About the project:
Project History and Goals:
Predicting biological age first with methylation genome data, then blood test data and eventually with multimodal omics and lifestyle data.
Aging is the most important disease of the modern world that everyone of us shall deal with at some point.
"It has been estimated that the complete elimination of a single fatal disease such as cancer in the USA would merely lead to a 2.3-year population increase in life expectancy ... since the majority of overall mortality is due to age-related diseases."
Data of around 4k entries from the paper.
- GTEx Portal
- CDC website, NHANES Dataset
- PCA, GBR, DNN (using pytorch and fastai) and maybe other regression models to check their performance.
- Measuring the results based on healthy individuals (assuming their chronological age is close to their biological age)
Since first I think it is more appropriate to play with genome data and apply already made sklearn models, and only then when we will add other types of data like lifestyle information then it is more appropriate to integrate a more low-level level framework like pytorch.
Let me first answer the most important question.
Why is it important?
Well, from my perspective life is the most valuable thing that any of us has and in this way trying to increase healthspan of you, your loved ones and the humanity as a whole is a worthwhile goal.
Why focus on aging research in particular?
First of all, concerns all of us -- minute by minute we are all aging right now and as of now there is no way to stop or reverse this process.
Looking at my premises you may argue that there are other important diseases to focus on that are a leading cause of death like cancer or heart diseases. However, curing cancer will only prolong the average lifespan by a few years, and what's even worse is the amount of active years (healthspan) is going to be the same.
So, instead of thinking about the effects mentioned before like heart diseases, cancer, or Alzheimer's we should focus on the cause of all them which is aging.

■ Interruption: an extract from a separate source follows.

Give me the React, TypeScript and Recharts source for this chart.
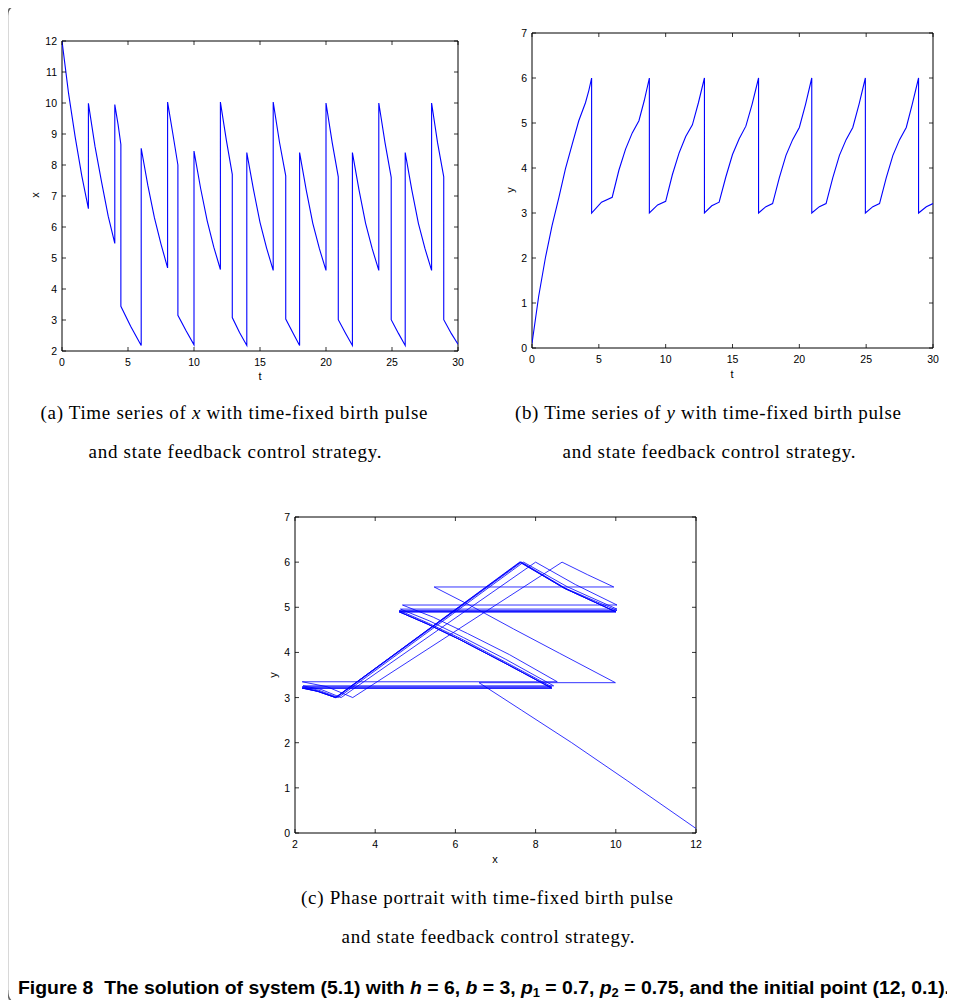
import React from 'react';
import { LineChart, Line, XAxis, YAxis, ReferenceArea } from 'recharts';

// time samples (duplicated times mark impulsive jumps)
const tValues = [
  0, 0.5, 1.0, 1.5, 2.0,
  2.0, 2.5, 3.0, 3.5, 4.0,
  4.0, 4.25, 4.46,
  4.46, 5.2, 6.0,
  6.0, 6.5, 7.0, 7.5, 8.0,
  8.0, 8.4, 8.78,
  8.78, 9.4, 10.0,
  10.0, 10.5, 11.0, 11.5, 12.0,
  12.0, 12.45, 12.9,
  12.9, 13.45, 14.0,
  14.0, 14.5, 15.0, 15.5, 16.0,
  16.0, 16.47, 16.95,
  16.95, 17.5, 18.0,
  18.0, 18.5, 19.0, 19.5, 20.0,
  20.0, 20.47, 20.93,
  20.93, 21.5, 22.0,
  22.0, 22.5, 23.0, 23.5, 24.0,
  24.0, 24.47, 24.94,
  24.94, 25.5, 26.0,
  26.0, 26.5, 27.0, 27.5, 28.0,
  28.0, 28.45, 28.92,
  28.92, 29.5, 30.0,
];

const xValues = [
  12, 10.3, 8.9, 7.65, 6.59,
  9.99, 8.6, 7.45, 6.35, 5.47,
  9.95, 9.3, 8.66,
  3.44, 2.8, 2.18,
  8.54, 7.35, 6.3, 5.45, 4.68,
  10.03, 9.0, 8.0,
  3.15, 2.65, 2.2,
  8.45, 7.25, 6.2, 5.35, 4.63,
  10.03, 8.8, 7.7,
  3.08, 2.6, 2.18,
  8.4, 7.22, 6.15, 5.32, 4.6,
  10.03, 8.75, 7.65,
  3.03, 2.58, 2.18,
  8.4, 7.2, 6.12, 5.3, 4.6,
  10.0, 8.72, 7.62,
  3.01, 2.56, 2.18,
  8.4, 7.2, 6.12, 5.3, 4.6,
  10.0, 8.72, 7.6,
  3.01, 2.56, 2.18,
  8.4, 7.2, 6.12, 5.3, 4.6,
  10.0, 8.72, 7.62,
  3.01, 2.56, 2.22,
];

const yValues = [
  0.1, 1.15, 2.0, 2.72, 3.33,
  3.33, 3.98, 4.52, 5.05, 5.45,
  5.45, 5.72, 6.0,
  3.0, 3.24, 3.35,
  3.35, 3.95, 4.42, 4.78, 5.05,
  5.05, 5.5, 6.0,
  3.0, 3.18, 3.26,
  3.26, 3.85, 4.33, 4.7, 4.96,
  4.96, 5.45, 6.0,
  3.0, 3.16, 3.24,
  3.24, 3.8, 4.3, 4.65, 4.93,
  4.93, 5.42, 6.0,
  3.0, 3.14, 3.21,
  3.21, 3.78, 4.28, 4.63, 4.9,
  4.9, 5.42, 6.0,
  3.0, 3.14, 3.21,
  3.21, 3.78, 4.28, 4.63, 4.9,
  4.9, 5.42, 6.0,
  3.0, 3.14, 3.21,
  3.21, 3.78, 4.28, 4.63, 4.9,
  4.9, 5.42, 6.0,
  3.0, 3.14, 3.21,
];

const tTicks = [0, 5, 10, 15, 20, 25, 30];
const xSeriesTicks = [2, 3, 4, 5, 6, 7, 8, 9, 10, 11, 12];
const xPhaseTicks = [2, 4, 6, 8, 10, 12];
const yTicks = [0, 1, 2, 3, 4, 5, 6, 7];

const rows = tValues.map((t, i) => ({ t, x: xValues[i], y: yValues[i] }));

const BLUE = '#0000ff';
const SANS = '"Liberation Sans", Arial, Helvetica, sans-serif';
const SERIF = '"Liberation Serif", "Times New Roman", serif';

function makeXTick(plotH: number) {
  return (props: any) => {
    const { x, y, payload } = props;
    return (
      <g>
        <line x1={x} y1={y} x2={x} y2={y - 4} stroke="#000" strokeWidth={0.8} />
        <line x1={x} y1={y - plotH} x2={x} y2={y - plotH + 4} stroke="#000" strokeWidth={0.8} />
        <text x={x} y={y + 15} textAnchor="middle" fontSize={10.5} fontFamily={SANS} fill="#000">
          {payload.value}
        </text>
      </g>
    );
  };
}

function makeYTick(plotW: number) {
  return (props: any) => {
    const { x, y, payload } = props;
    return (
      <g>
        <line x1={x} y1={y} x2={x + 4} y2={y} stroke="#000" strokeWidth={0.8} />
        <line x1={x + plotW} y1={y} x2={x + plotW - 4} y2={y} stroke="#000" strokeWidth={0.8} />
        <text x={x - 5} y={y + 4} textAnchor="end" fontSize={10.5} fontFamily={SANS} fill="#000">
          {payload.value}
        </text>
      </g>
    );
  };
}

type PanelProps = {
  left: number;
  top: number;
  width: number;
  height: number;
  xKey: string;
  yKey: string;
  xDomain: [number, number];
  yDomain: [number, number];
  xTicks: number[];
  yTicks: number[];
  sw: number;
};

function Panel({ left, top, width, height, xKey, yKey, xDomain, yDomain, xTicks, yTicks, sw }: PanelProps) {
  const margin = { top: 10, right: 10, bottom: 0, left: 0 };
  const plotW = width - 40 - 10;
  const plotH = height - 10 - 20;
  return (
    <div style={{ position: 'absolute', left, top, width, height }}>
      <LineChart width={width} height={height} data={rows} margin={margin}>
        <XAxis
          dataKey={xKey}
          type="number"
          domain={xDomain}
          ticks={xTicks}
          interval={0}
          height={20}
          tickSize={0}
          tickMargin={0}
          tickLine={false}
          axisLine={false}
          tick={makeXTick(plotH)}
          allowDataOverflow
        />
        <YAxis
          type="number"
          domain={yDomain}
          ticks={yTicks}
          interval={0}
          width={40}
          tickSize={0}
          tickMargin={0}
          tickLine={false}
          axisLine={false}
          tick={makeYTick(plotW)}
          allowDataOverflow
        />
        <Line
          dataKey={yKey}
          type="linear"
          stroke={BLUE}
          strokeWidth={sw}
          dot={false}
          activeDot={false}
          isAnimationActive={false}
        />
        <ReferenceArea
          x1={xDomain[0]}
          x2={xDomain[1]}
          y1={yDomain[0]}
          y2={yDomain[1]}
          fill="none"
          fillOpacity={0}
          stroke="#000"
          strokeWidth={1}
          ifOverflow="visible"
        />
      </LineChart>
    </div>
  );
}

export default function App() {
  return (
    <div
      style={{
        position: 'relative',
        width: 955,
        height: 1008,
        margin: -8,
        background: '#fff',
        overflow: 'hidden',
      }}
    >
      <svg
        width={955}
        height={1008}
        style={{ position: 'absolute', left: 0, top: 0 }}
      >
        <path
          d="M 7.5 1003 L 7.5 16 Q 7.5 5.5 18 5.5 L 960 5.5"
          fill="none"
          stroke="#666"
          strokeWidth={1.5}
        />
        <path d="M 7.5 990 Q 7.5 1001 16 1004" fill="none" stroke="#666" strokeWidth={1.5} />

        {/* axis labels */}
        <text x={35} y={199} fontSize={11} fontFamily={SANS} textAnchor="middle" transform="rotate(-90 35 195)">x</text>
        <text x={260} y={380} fontSize={11} fontFamily={SANS} textAnchor="middle">t</text>
        <text x={510} y={194} fontSize={11} fontFamily={SANS} textAnchor="middle" transform="rotate(-90 510 190)">y</text>
        <text x={732} y={378} fontSize={11} fontFamily={SANS} textAnchor="middle">t</text>
        <text x={273} y={679} fontSize={11} fontFamily={SANS} textAnchor="middle" transform="rotate(-90 273 675)">y</text>
        <text x={495} y={863} fontSize={11} fontFamily={SANS} textAnchor="middle">x</text>

        {/* captions */}
        <text x={234} y={419} fontSize={19} fontFamily={SERIF} textAnchor="middle" textLength={387}>
          (a) Time series of <tspan fontStyle="italic">x</tspan> with time-fixed birth pulse
        </text>
        <text x={235} y={458} fontSize={19} fontFamily={SERIF} textAnchor="middle" textLength={293}>
          and state feedback control strategy.
        </text>
        <text x={708} y={419} fontSize={19} fontFamily={SERIF} textAnchor="middle" textLength={386}>
          (b) Time series of <tspan fontStyle="italic">y</tspan> with time-fixed birth pulse
        </text>
        <text x={709} y={458} fontSize={19} fontFamily={SERIF} textAnchor="middle" textLength={293}>
          and state feedback control strategy.
        </text>
        <text x={487} y={904} fontSize={19} fontFamily={SERIF} textAnchor="middle" textLength={372}>
          (c) Phase portrait with time-fixed birth pulse
        </text>
        <text x={488} y={943} fontSize={19} fontFamily={SERIF} textAnchor="middle" textLength={293}>
          and state feedback control strategy.
        </text>

        {/* figure title */}
        <text x={18} y={994} fontSize={18} fontFamily={SANS} fontWeight="bold" textLength={932} lengthAdjust="spacingAndGlyphs">
          Figure 8{'\u00a0\u00a0'}The solution of system (5.1) with <tspan fontStyle="italic">h</tspan> = 6, <tspan fontStyle="italic">b</tspan> = 3, <tspan fontStyle="italic">p</tspan><tspan fontSize={12} dy={3}>1</tspan><tspan dy={-3}> = 0.7, </tspan><tspan fontStyle="italic">p</tspan><tspan fontSize={12} dy={3}>2</tspan><tspan dy={-3}> = 0.75, and the initial point (12, 0.1).</tspan>
        </text>
      </svg>

      <Panel left={22} top={31} width={446} height={340} xKey="t" yKey="x" xDomain={[0, 30]} yDomain={[2, 12]} xTicks={tTicks} yTicks={xSeriesTicks} sw={1.1} />
      <Panel left={492} top={23} width={451} height={345} xKey="t" yKey="y" xDomain={[0, 30]} yDomain={[0, 7]} xTicks={tTicks} yTicks={yTicks} sw={1.1} />
      <Panel left={255} top={507} width={451} height={346} xKey="x" yKey="y" xDomain={[2, 12]} yDomain={[0, 7]} xTicks={xPhaseTicks} yTicks={yTicks} sw={0.8} />
    </div>
  );
}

One of the prominent theories of aging these days says that we age because our epigenetic information is lost as we age.
So, imagine that the DNA or genome is like a hardware of our body and epigenetic information is a software that says what programs to run on this hardware basically saying which parts of the genetic
code should be actively executed. With time this software 'rots' and the wrong code is executed and the important parts of the program are commented out.
In biological terms you can see this as a cell in your brain is due to the wrong epigenetic information behaves like a skin cell and vice versa.
So, having this big picture in mind, you may ask:
Why deep learning?
Well health industry generates tons and tons of electronic data especially nowadays, and all
of this data from clinical trials to medical records in hospitals can be used for every step in drug discovery.
However this is too complicated for a project of this scale, so let's focus on more manageable task which is predicting accurate biological age -- one of the methods of doing so is by inspecting epigentic information mentioned before. So the goal here is to produce accurate biological age so we can measure how effective are drugs that we discover. And here we can see that all off the data can go into a deep neural network and as an output we get the biological age and health status.
But I would like to start with something even simpler, for example using only methylation data of the genome, that is basically one way how epigenome manifests itself. Focusing only on it can give us a good prediction of a person's age and this data is a backbone of many modern Deep Aging Clocks.
So what I'm going to describe now is primarily based on this study. Where we have a healthy group and a diseased group with their respective epigenetic information.
The goal here is based on this info to figure out biological age. Since we assume that healthy individuals have roughly the same biological and chronological age we can use it as a ground truth.
In this study they figured that the best regression model for this task is Gradient Boosting Regressor and as a first step of this project it would be great to just emulate this paper. Then we can go on to expand our dataset to some other biological data like blood work and train a deep learning network to manage the complexity of the increasing dataset.
Data in this study is open and after applying Principal Component Analysis and other data cleaning tools we have around 4k of labeled data entries.
That should be enough initially but for deep learning models there are huge data sets of similar information with tens or even hundreds of thousands samples. Here is one example that I found from GTExPortal however more data preprocessing is required in this case.
Measuring data can be accomplished either by computing the error with regard to healthy individuals or other comprehensive clocks that are used in practice.
As far as engineering tools, the ones that will be used here are: Git/GitHub as a version control tool. For compute and storage Google Cloud platform is a good option since their services are arguably better than those provided by AWS especially with their specialized Vertex AI Platform and access to custom-build Goggle TPUs.
The project is heavily inspired by the research papers mentioned and especially by the www.aging.ai website that implements a Hematologic Clock as well.
What's next for AgingClock
There are lots of ways to improve the project and all of them are documented on GitHub in the issues tab.